Il Sole 24 Ore, 10 febbraio 2019
In alto i calici, ma giù la temperatura del vino!
La disattenzione alla temperatura di servizio delle pietanze basterebbe da sola a mettere in evidenza il carattere approssimativo, anzi poco affidabile, di varie rubriche televisive dedicate alla cucina e alla tavola: si ha l’impressione, tanto nelle gare fra ristoranti quanto nelle competizioni tra cuochi, che il problema non esista, giacché, ricordavo, tutte le pietanze vengono impiattate in piatti freddi (mai in cucina uno scaldapiatti né in tavola uno scaldavivande); da parte loro i giudici di gara non pongono alcuna attenzione, per esempio, alla temperatura delle salse, anzi lasciano che si raffreddino, mentre indugiano a parlarne (le tagliatelle al ragù di carne o una pizzaiola diventano immangiabili se fredde!).
Vero è che un grande chef, uno dei rari grandi, recentemente scomparso, Gualtiero Marchesi, pur dandomi pienamente ragione sulla necessità dei piatti caldi, mi faceva osservare che non si riusciranno mai ad avere, perché se il cameriere distratto servisse in piatti freddi non può essere ripreso protetto anche in questo dai sindacati. Sarebbe interessante un esame comparato nella politica dei sindacati in cucina, secondo i diversi paesi: perché, per esempio, in Francia anche nel più modesto bistrot il cameriere servirà sempre la pietanza in piatto caldo e, se si trattasse di un pot-au-feu, su uno scaldavivande, altrimenti la portata sarebbe respinta, subito sostituita con mille scuse e il cameriere rischierebbe il licenziamento.
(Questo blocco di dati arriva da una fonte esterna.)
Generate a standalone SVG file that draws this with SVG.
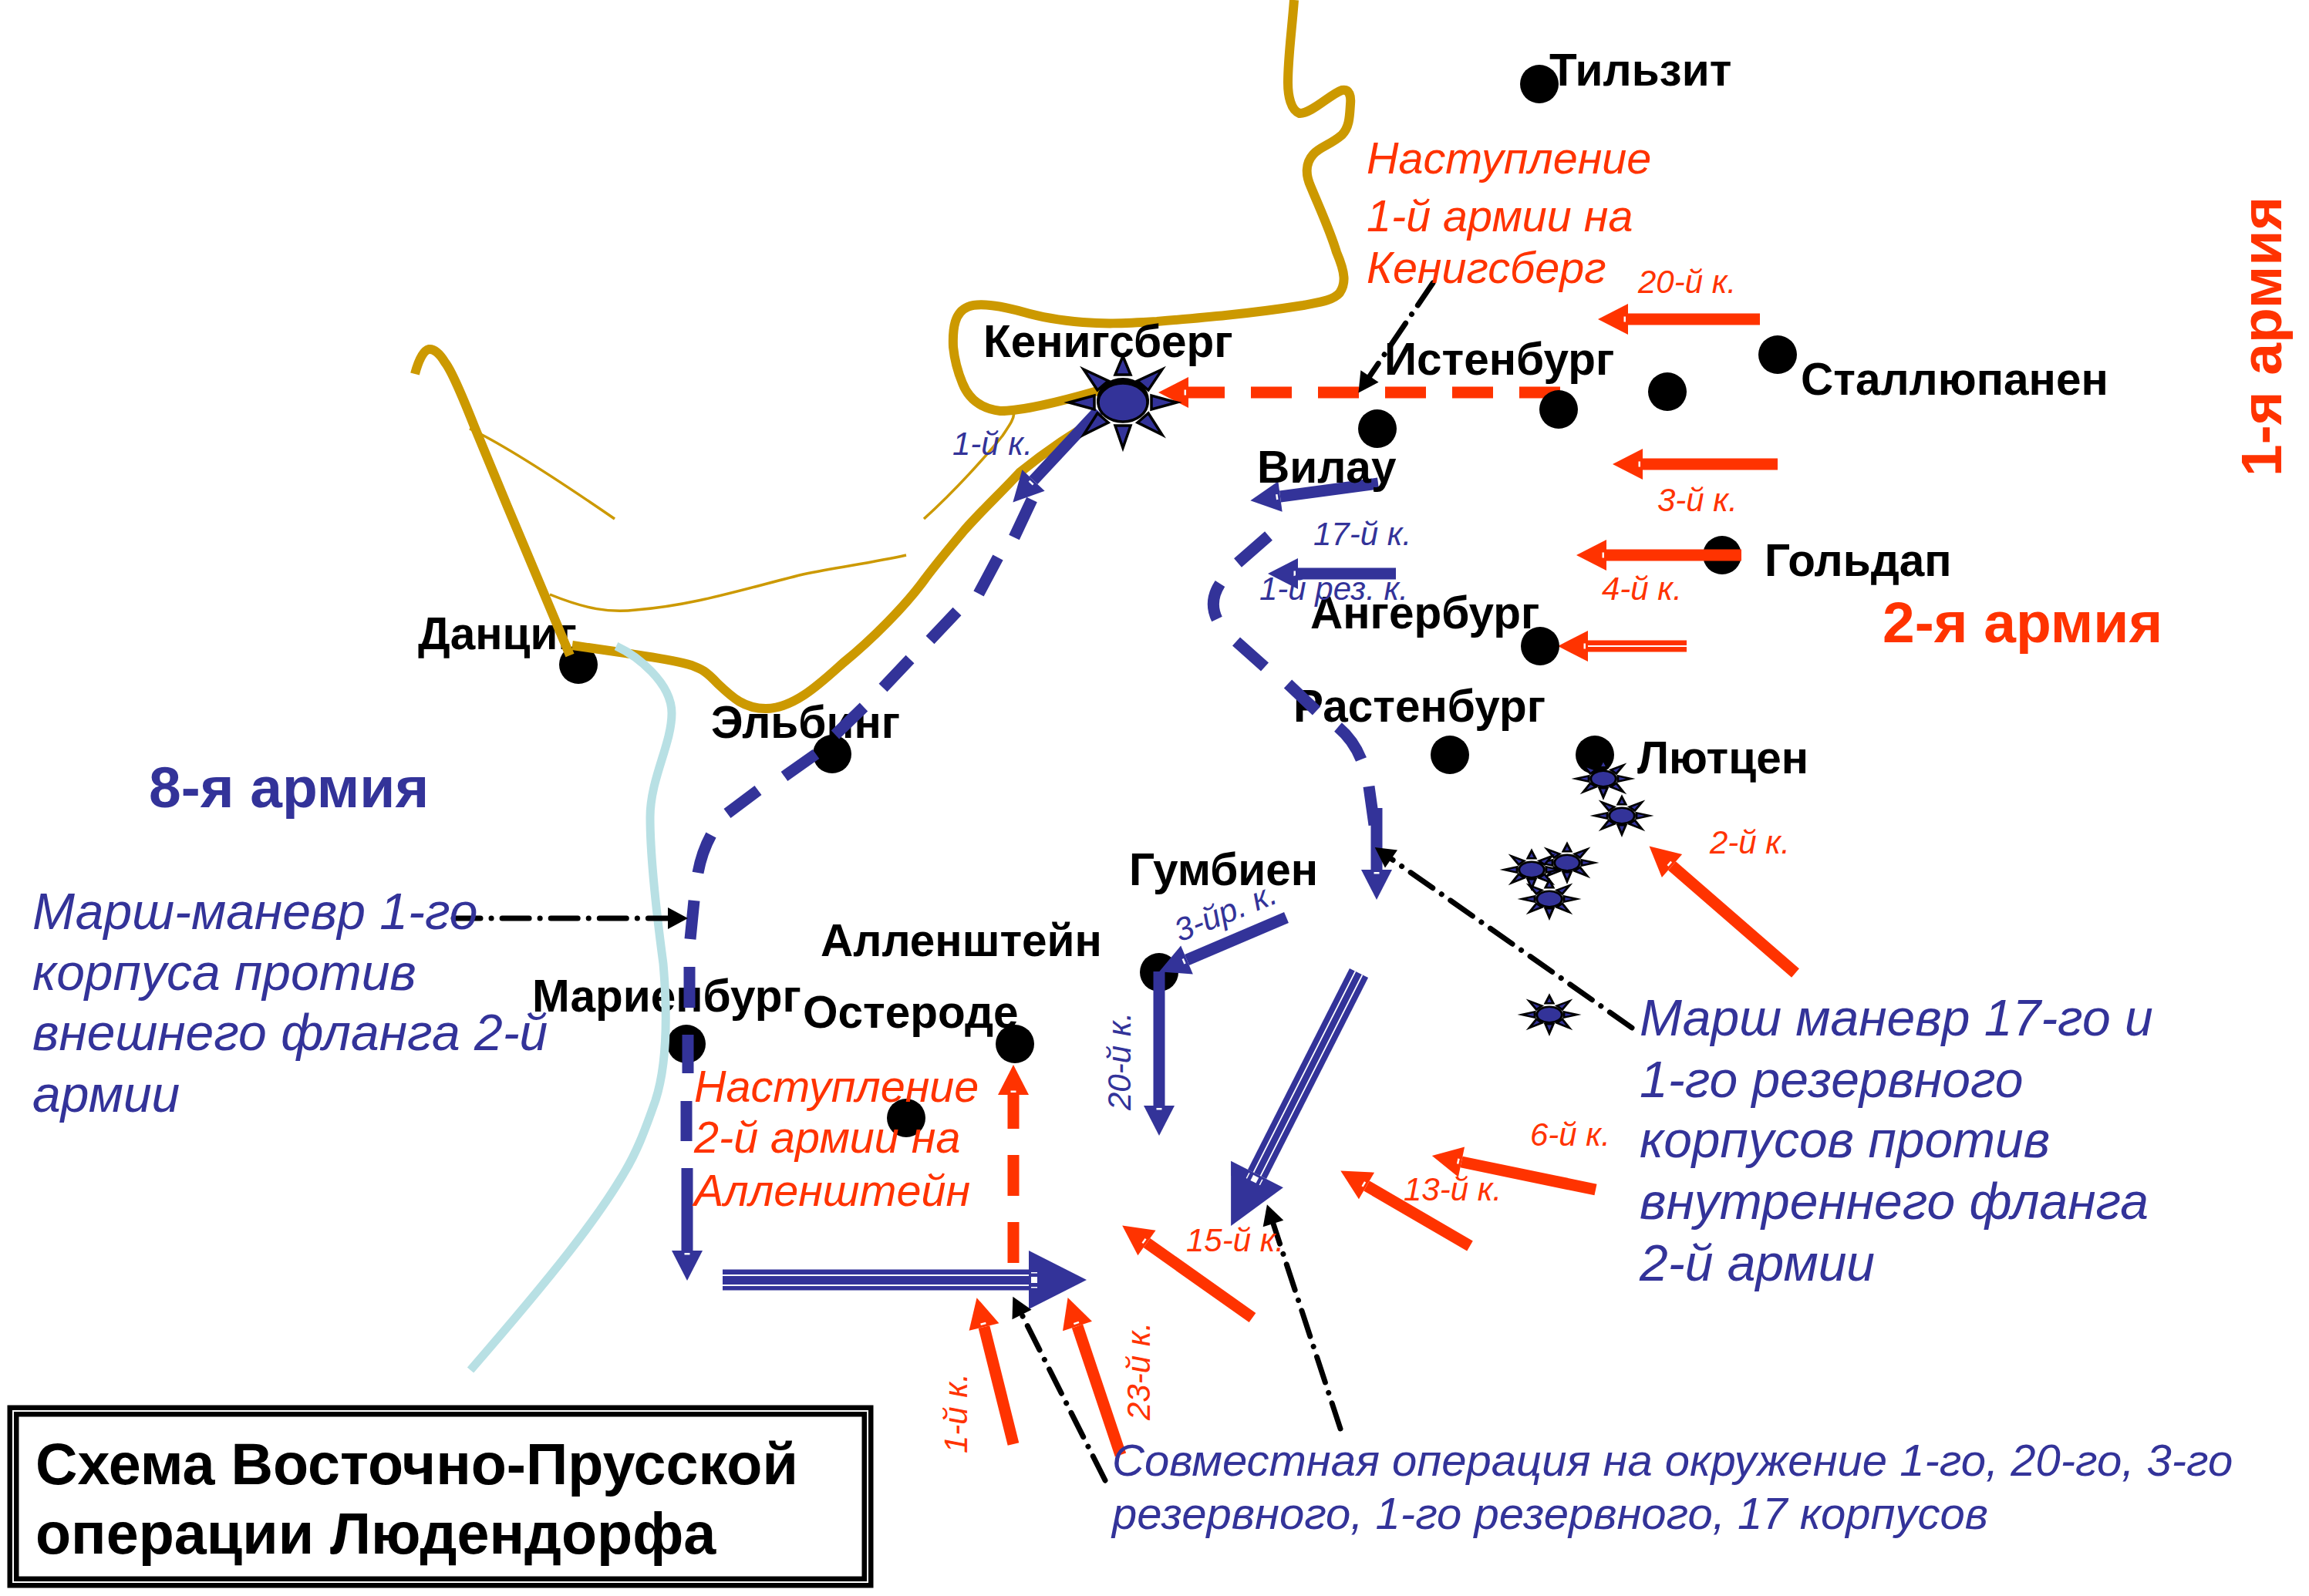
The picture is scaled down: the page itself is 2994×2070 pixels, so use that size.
<svg xmlns="http://www.w3.org/2000/svg" width="2994" height="2070" viewBox="0 0 2994 2070">
<style>
text{font-family:"Liberation Sans",Arial,sans-serif}
.n{font-size:58.500px;font-weight:700;fill:#000}
.r{font-size:57.500px;font-style:italic;fill:#FF3300}
.b{font-size:66px;font-style:italic;fill:#333399}
.c{font-size:58px;font-style:italic;fill:#333399}
.sr{font-size:42px;font-style:italic;fill:#FF3300}
.sb{font-size:42px;font-style:italic;fill:#333399}
.ab{font-size:75px;font-weight:700}
.t{font-size:75.500px;font-weight:700;fill:#000}
.dot{fill:#000}
.gold{fill:none;stroke:#CC9900;stroke-width:12;stroke-linejoin:round}
.thin{fill:none;stroke:#CC9900;stroke-width:3.500}
.river{fill:none;stroke:#B8E0E4;stroke-width:11}
.ar{stroke:#FF3300;stroke-width:15;fill:none;marker-end:url(#hr)}
.abl{stroke:#333399;stroke-width:15;fill:none;marker-end:url(#hb)}
.dr{stroke-dasharray:53 34}
.k{stroke:#000;stroke-width:7;fill:none;stroke-linecap:round;stroke-dasharray:35 14 .1 14;marker-end:url(#hk)}
.tr{stroke:#333399;stroke-width:27;fill:none}
.w{stroke:#fff;stroke-width:1.800;fill:none}
.ray,.core{fill:#333399;stroke:#000}
.big{stroke-width:3.500}
.small{stroke-width:6}
</style>
<defs>
<marker id="hr" markerUnits="userSpaceOnUse" markerWidth="44" markerHeight="44" refX="1" refY="22" orient="auto" viewBox="0 0 44 44"><path d="M1 2L40 22L1 42z" fill="#FF3300"/><rect x="4" y="18.500" width="2.500" height="7" fill="#fff"/></marker>
<marker id="hb" markerUnits="userSpaceOnUse" markerWidth="44" markerHeight="44" refX="1" refY="22" orient="auto" viewBox="0 0 44 44"><path d="M1 2L40 22L1 42z" fill="#333399"/><rect x="4" y="18.500" width="2.500" height="7" fill="#fff"/></marker>
<marker id="hB" markerUnits="userSpaceOnUse" markerWidth="80" markerHeight="80" refX="1" refY="40" orient="auto" viewBox="0 0 80 80"><path d="M1 2L76 40L1 78z" fill="#333399"/><rect x="4" y="36" width="8" height="8" fill="#fff"/><rect x="4" y="30" width="8" height="1.500" fill="#fff"/><rect x="4" y="49" width="8" height="1.500" fill="#fff"/></marker>
<marker id="hk" markerUnits="userSpaceOnUse" markerWidth="32" markerHeight="32" refX="2" refY="16" orient="auto" viewBox="0 0 32 32"><path d="M2 2L28 16L2 30z" fill="#000"/></marker>
<g id="sun">
<ellipse class="core" cx="0" cy="0" rx="32" ry="25"/>
<path class="ray" d="M0-60L10-36H-10z"/><path class="ray" d="M0 59L10 30H-10z"/>
<path class="ray" d="M70 0L37-9V9z"/><path class="ray" d="M-70 0L-37-9V9z"/>
<path class="ray" d="M51-43L19-28L33-16z"/><path class="ray" d="M-51-43L-19-28L-33-16z"/>
<path class="ray" d="M51 42L19 26L33 14z"/><path class="ray" d="M-51 42L-19 26L-33 14z"/>
</g>
</defs>
<rect width="2994" height="2070" fill="#fff"/>

<g id="node-marienburg"><circle class="dot" cx="890" cy="1354" r="25"/><text class="n" x="690" y="1312">Мариенбург</text></g>
<g id="node-danzig"><text class="n" x="542" y="842">Данциг</text><circle class="dot" cx="750" cy="862" r="25"/></g>
<g id="node-elbing"><text class="n" x="922" y="957">Эльбинг</text><circle class="dot" cx="1079" cy="978" r="25"/></g>
<g id="node-rastenburg"><circle class="dot" cx="1880" cy="979" r="25"/><text class="n" x="1677" y="936">Растенбург</text></g>
<g id="node-goldap"><circle class="dot" cx="2233" cy="720" r="25"/><text class="n" x="2288" y="747">Гольдап</text></g>
<g id="node-gumbinnen"><circle class="dot" cx="1503" cy="1261" r="25"/><text class="n" x="1464" y="1148">Гумбиен</text></g>

<g id="terrain">
<path class="gold" d="M1678 0C1675 40 1670 75 1670 107C1670 125 1674 143 1685 147C1700 148 1725 122 1740 117C1750 115 1752 125 1751 135C1750 150 1750 165 1740 175C1725 188 1712 190 1703 200C1692 212 1693 228 1700 243C1712 272 1725 300 1733 327C1745 355 1745 368 1737 380C1728 390 1710 392 1690 396C1620 407 1560 412 1500 417C1450 420 1430 420 1404 418C1370 415 1345 410 1328 405C1300 397 1270 392 1255 398C1238 405 1235 425 1236 450C1238 470 1243 485 1248 497C1255 515 1270 530 1297 533C1325 533 1380 520 1440 502"/>
<path class="gold" d="M1430 540Q1375 570 1322 613C1295 642 1275 660 1251 687C1230 712 1215 730 1200 750C1175 785 1130 830 1093 860C1065 885 1030 919 993 919C965 919 950 905 931 887C915 870 910 868 897 863C870 855 840 852 811 847L742 837"/>
<path class="gold" d="M739 850L658 657L615 553C600 515 585 480 577 470C570 458 562 452 556 453C548 455 542 470 538 485"/>
<path class="thin" d="M609 556C650 575 720 620 797 673"/>
<path class="thin" d="M713 771C760 790 790 795 825 791C900 785 960 765 1041 745C1090 735 1130 730 1175 720"/>
<path class="thin" d="M1198 673C1240 635 1280 590 1300 565C1310 550 1314 545 1315 535"/>
<path class="river" d="M799 838C825 850 871 885 871 925C871 965 843 1010 843 1060C843 1110 852 1190 860 1250C866 1320 865 1380 850 1427C835 1470 825 1495 810 1520C775 1580 720 1650 610 1777"/>
</g>

<g id="connectors">
<path class="ar" d="M2282 414H2111"/>
<path class="ar" d="M2305 602H2130"/>
<path class="ar" d="M2258 720H2083"/>
<path class="ar" d="M2187 838H2059"/><path class="w" d="M2187 838H2059"/>
<path class="ar" d="M2328 1262L2168 1123"/>
<path class="ar" d="M2069 1543L1895 1507"/>
<path class="ar" d="M1906 1616L1772 1538"/>
<path class="ar" d="M1624 1709L1487 1612"/>
<path class="ar" d="M1314 1873L1276 1721"/>
<path class="ar" d="M1453 1887L1397 1720"/>
<path class="ar dr" d="M2023 509H1541"/>
<path class="ar dr" d="M1314 1638V1420"/>

<path class="abl" d="M1424 533L1340 623"/>
<path class="abl" d="M1338 648L1315 697M1294 723L1269 770M1241 793L1206 830M1180 855L1145 892M1120 917L1083 953M1058 978L1017 1007M983 1025L943 1055M922 1083Q910 1105 905 1132M900 1168L895 1218M894 1254V1307M892 1342V1392M890 1428V1480M891 1515V1622"/>
<path class="abl" d="M1645 695L1605 730M1582 757Q1567 780 1578 803M1603 832L1640 865M1670 887L1707 922M1735 943Q1755 960 1765 985M1775 1020L1782 1070M1785 1048V1128"/>
<path class="abl" d="M1787 627L1660 644"/>
<path class="abl" d="M1810 744H1683"/>
<path class="abl" d="M1668 1190L1539 1245"/>
<path class="abl" d="M1503 1260V1434"/>

<path class="tr" d="M1762 1262L1630 1523" marker-end="url(#hB)"/>
<path class="w" d="M1766.500 1264.300L1634.500 1525.300M1757.500 1259.700L1625.500 1520.700"/>
<path class="tr" d="M937 1660H1334" marker-end="url(#hB)"/>
<path class="w" d="M937 1654H1334M937 1667H1334"/>

<path class="k" d="M1858 367L1776 488"/>
<path class="k" d="M588 1191H866"/>
<path class="k" d="M2116 1333L1804 1114"/>
<path class="k" d="M1433 1920L1325 1705"/>
<path class="k" d="M1738 1853L1651 1587"/>
</g>

<g id="node-tilsit"><circle class="dot" cx="1996" cy="109" r="25"/><text class="n" x="2009" y="111">Тильзит</text></g>
<g id="node-konigsberg"><ellipse cx="1456" cy="519" rx="34" ry="29" fill="#000"/><use class="big" href="#sun" transform="translate(1456 522)"/><text class="n" x="1275" y="463">Кенигсберг</text></g>
<g id="node-insterburg"><circle class="dot" cx="2021" cy="531" r="25"/><text class="n" x="1795" y="486">Истенбург</text></g>
<g id="node-wilau"><circle class="dot" cx="1786" cy="556" r="25"/><text class="n" x="1630" y="626">Вилау</text></g>
<g id="node-dot3"><circle class="dot" cx="2162" cy="508" r="25"/></g>
<g id="node-stallupanen"><circle class="dot" cx="2305" cy="460" r="25"/><text class="n" x="2335" y="512">Сталлюпанен</text></g>
<g id="node-angerburg"><circle class="dot" cx="1997" cy="838" r="25"/><text class="n" x="1699" y="815">Ангербург</text></g>
<g id="node-lutzen"><circle class="dot" cx="2068" cy="979" r="25"/><text class="n" x="2123" y="1003">Лютцен</text></g>
<g id="node-allenstein"><circle class="dot" cx="1175" cy="1450" r="25"/><text class="n" x="1064" y="1240">Алленштейн</text></g>
<g id="node-osterode"><circle class="dot" cx="1316" cy="1354" r="25"/><text class="n" x="1041" y="1333">Остероде</text></g>

<g id="units">
<use class="small" href="#sun" transform="translate(2079 1010) scale(.51 .41)"/>
<use class="small" href="#sun" transform="translate(2103 1058) scale(.51 .41)"/>
<use class="small" href="#sun" transform="translate(2032 1119) scale(.51 .41)"/>
<use class="small" href="#sun" transform="translate(1986 1128) scale(.51 .41)"/>
<use class="small" href="#sun" transform="translate(2009 1166) scale(.51 .41)"/>
<use class="small" href="#sun" transform="translate(2009 1316) scale(.51 .41)"/>
</g>

<g id="labels">
<text class="r" x="1772" y="225">Наступление</text>
<text class="r" x="1772" y="300">1-й армии на</text>
<text class="r" x="1772" y="367">Кенигсберг</text>
<text class="r" x="900" y="1429">Наступление</text>
<text class="r" x="900" y="1495">2-й армии на</text>
<text class="r" x="900" y="1564">Алленштейн</text>
<text class="b" x="42" y="1205">Марш-маневр 1-го</text>
<text class="b" x="42" y="1284">корпуса против</text>
<text class="b" x="42" y="1362">внешнего фланга 2-й</text>
<text class="b" x="42" y="1442">армии</text>
<text class="b" x="2126" y="1343">Марш маневр 17-го и</text>
<text class="b" x="2126" y="1423">1-го резервного</text>
<text class="b" x="2126" y="1501">корпусов против</text>
<text class="b" x="2126" y="1581">внутреннего фланга</text>
<text class="b" x="2126" y="1661">2-й армии</text>
<text class="c" x="1442" y="1914">Совместная операция на окружение 1-го, 20-го, 3-го</text>
<text class="c" x="1442" y="1983">резервного, 1-го резервного, 17 корпусов</text>
<text class="ab" x="193" y="1047" fill="#333399">8-я армия</text>
<text class="ab" x="2441" y="833" fill="#FF3300">2-я армия</text>
<text class="ab" transform="translate(2958 618) rotate(-90)" fill="#FF3300">1-я армия</text>
<text class="sr" x="2124" y="380">20-й к.</text>
<text class="sr" x="2149" y="663">3-й к.</text>
<text class="sr" x="2077" y="778">4-й к.</text>
<text class="sr" x="2217" y="1107">2-й к.</text>
<text class="sr" x="1984" y="1486">6-й к.</text>
<text class="sr" x="1820" y="1557">13-й к.</text>
<text class="sr" x="1538" y="1623">15-й к.</text>
<text class="sb" x="1235" y="590">1-й к.</text>
<text class="sb" x="1703" y="707">17-й к.</text>
<text class="sb" x="1633" y="778">1-й рез. к.</text>
<text class="sb" transform="translate(1530 1222) rotate(-22)">3-йр. к.</text>
<text class="sb" transform="translate(1466 1440) rotate(-90)">20-й к.</text>
<text class="sr" transform="translate(1254 1885) rotate(-90)">1-й к.</text>
<text class="sr" transform="translate(1491 1842) rotate(-90)">23-й к.</text>
</g>

<g id="title">
<rect x="17" y="1830" width="1108" height="222" fill="#fff" stroke="#000" stroke-width="15"/>
<rect x="17" y="1830" width="1108" height="222" fill="none" stroke="#fff" stroke-width="2"/>
<text class="t" x="46" y="1925">Схема Восточно-Прусской</text>
<text class="t" x="46" y="2015">операции Людендорфа</text>
</g>
</svg>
La stessa disattenzione si presenta relativamente alla temperatura di servizio dei vini e più in generale alla cantina dei ristoranti in gara: sono elementi che dovrebbero trovare uno spazio adeguato nelle voci indicate per determinare la valutazione, mentre sono del tutto assenti. Non parliamo qui dell’accoppiamento vino-cibo, sempre largamente arbitrario, tanto che il ricordato Gualtiero Marchesi riteneva perfetto un pranzo a sola acqua e una volta a Parigi offrì una grande cena senza vini, che servì poi a pranzo finito, presentando i grandi Château e i Romanée-Conti. Parliamo invece del servizio dei vini a tavola: nelle gare televisive, del vino non si parla (anche se si beve), né mai si chiede una carta dei vini. Si conferma sempre una grande disattenzione per la temperatura dei vini (soprattutto dei rossi, serviti sempre troppo caldi) tipicamente italiana, visto che non è mai controllata non solo nelle varie trasmissioni, ma anche nelle più solenni degustazioni professionali. Eppure l’importanza del tema è tale che il Dizionario Enciclopedico Italiano (Treccani) ha ritenuto opportuno affidare a un noto enologo una voce vino con l’indicazione delle corrette temperature di servizio, in linea con gli orientamenti dei sommeliers francesi, che qui riportiamo con qualche correzione:
Grandi vini rossi di annata: 15-18 gradi; vini rossi di qualità: 14-16 gradi; vini rossi giovani o rosati: 11-12 gradi; grandi vini bianchi secchi di annata: 12-14 gradi; vini bianchi secchi leggeri: 10-12 gradi; champagnes, spumanti: 6-7 gradi; vini liquorosi: 8-9 gradi, se invecchiati 14-15 gradi.
Peraltro non è difficile assicurare e controllare la temperatura di servizio dei vini e proprio per questo sarebbe opportuno che la televisione tentasse di “educare” gli ascoltatori: se non si ha una cantina alla giusta temperatura (magari perché vicina a impianti di riscaldamento), esistono le cantinette a temperatura controllata e anche differenziata; al momento del servizio ci si abitui all’uso del termometro da vino. Per creare un costume, le gare televisive, così come le guide, dovrebbero sempre dare un giudizio sulle modalità termiche del servizio delle pietanze e dei vini. Ovviamente tutto questo può avere qualche valore se le trasmissioni televisive volessero diffondere una cultura del cibo e del vino in un paese come il nostro, ricco di tante eccellenze in questo settore come documenta, mi sembra correttamente, la trasmissione «I Signori del vino», piacevole e ben informata.